Qué acto tan generoso, pues dejarán de ser una carga para los demás, al parecer algo indigno del ser humano. Cuánto ahorro de recursos inútiles e improductivos por cada caso así resuelto. En aras de la transparencia informativa, podría incluso ser obligado añadir un párrafo en los informes clínicos de los enfermos aludidos por la ley, detrás de las recomendaciones terapéuticas, que les recuerde el derecho que tienen a optar por la solución final, con las debidas garantías. Habrá algunos que la consideren como la salida más lógica o la única posible, o incluso hasta se atrevan a sugerírsela a otros, "dadas las circunstancias".
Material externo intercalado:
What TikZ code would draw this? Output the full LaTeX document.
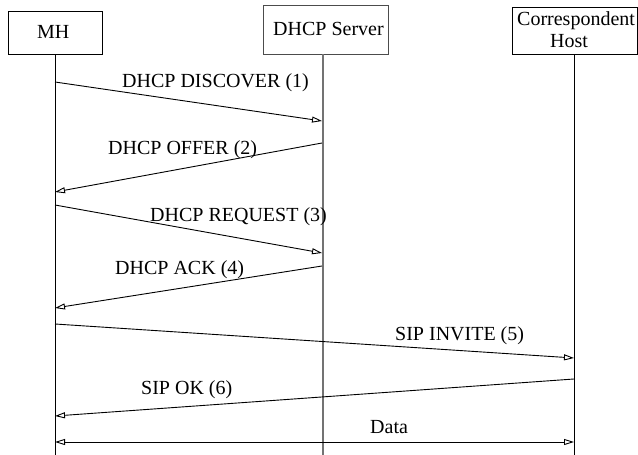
\documentclass[tikz,border=0pt]{standalone}
\usepackage{fontspec}
\setmainfont{Liberation Serif}
\usetikzlibrary{arrows.meta}
\begin{document}
\begin{tikzpicture}[x=1pt,y=-1pt,
  font=\fontsize{20}{24}\selectfont,
  lbl/.style={anchor=base west,inner sep=0pt},
  entity/.style={draw,line width=1pt},
  lifeline/.style={line width=1pt},
  msg/.style={line width=0.9pt,-{Triangle[open,length=10pt,width=6pt]}},
  both/.style={line width=0.9pt,{Triangle[open,length=10pt,width=6pt]}-{Triangle[open,length=10pt,width=6pt]}}]
\useasboundingbox (0,0) rectangle (638,455);

% participant boxes
\draw[entity] (8,11) rectangle (102,54);
\draw[entity,draw=black!70] (263,5) rectangle (388,54);
\draw[entity] (512,7) rectangle (637.5,54);
\node[lbl] (tmh) at (37,38) {MH};
\node[lbl] (tdhcp) at (273,35) {DHCP Server};
\node[lbl] (tch1) at (517,26) {Correspondent};
\node[lbl] (tch2) at (550,47) {Host};

% lifelines
\coordinate (mhtop) at (55,54);   \coordinate (mhbot) at (55,455);
\coordinate (dstop) at (323,54);  \coordinate (dsbot) at (323,455);
\coordinate (chtop) at (574.5,54);\coordinate (chbot) at (574.5,455);
\draw[lifeline] (mhtop) -- (mhbot);
\draw[lifeline,black!55,line width=1.4pt] (dstop) -- (dsbot);
\draw[lifeline] (chtop) -- (chbot);

% message end points
\coordinate (m1a) at (55,82);   \coordinate (m1b) at (322,121);
\coordinate (m2a) at (322,143); \coordinate (m2b) at (55,192);
\coordinate (m3a) at (55,205);  \coordinate (m3b) at (322,253);
\coordinate (m4a) at (322,266); \coordinate (m4b) at (55,308);
\coordinate (m5a) at (55,324);  \coordinate (m5b) at (574,358);
\coordinate (m6a) at (574,379); \coordinate (m6b) at (55,416);
\coordinate (d1) at (55,442);   \coordinate (d2) at (574,442);

\draw[msg] (m1a) -- (m1b);
\draw[msg] (m2a) -- (m2b);
\draw[msg] (m3a) -- (m3b);
\draw[msg] (m4a) -- (m4b);
\draw[msg] (m5a) -- (m5b);
\draw[msg] (m6a) -- (m6b);
\draw[both] (d1) -- (d2);

% message labels
\node[lbl] (l1) at (122,87) {DHCP DISCOVER (1)};
\node[lbl] (l2) at (108,154) {DHCP OFFER (2)};
\node[lbl] (l3) at (150,221) {DHCP REQUEST (3)};
\node[lbl] (l4) at (115,274) {DHCP ACK (4)};
\node[lbl] (l5) at (395,340) {SIP INVITE (5)};
\node[lbl] (l6) at (141,394) {SIP OK (6)};
\node[lbl] (l7) at (370,433) {Data};
\end{tikzpicture}
\end{document}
Termino, apenado y preocupado. Desde el respeto a la pluralidad, creo que esta ley generará más problemas de los que trata de resolver. Considero su formulación injusta, demagógica y peligrosa. Las leyes pueden configurar la realidad, no solamente responden a ella. Pueden también modelar la conciencia moral de aquellos que no distinguen entre lo bueno y lo legal, que no siempre coincide. Esta ley no nos hace mejores. Ante el misterio del sufrimiento, la respuesta más revolucionaria no es la muerte sino el amor, que ensancha el corazón e ilumina la inteligencia para hallar caminos de plenitud en las encrucijadas de la vida.
Daniel Carnevali es jefe del servicio de Medicina Interna del Hospital Universitario Quirónsalud Madrid.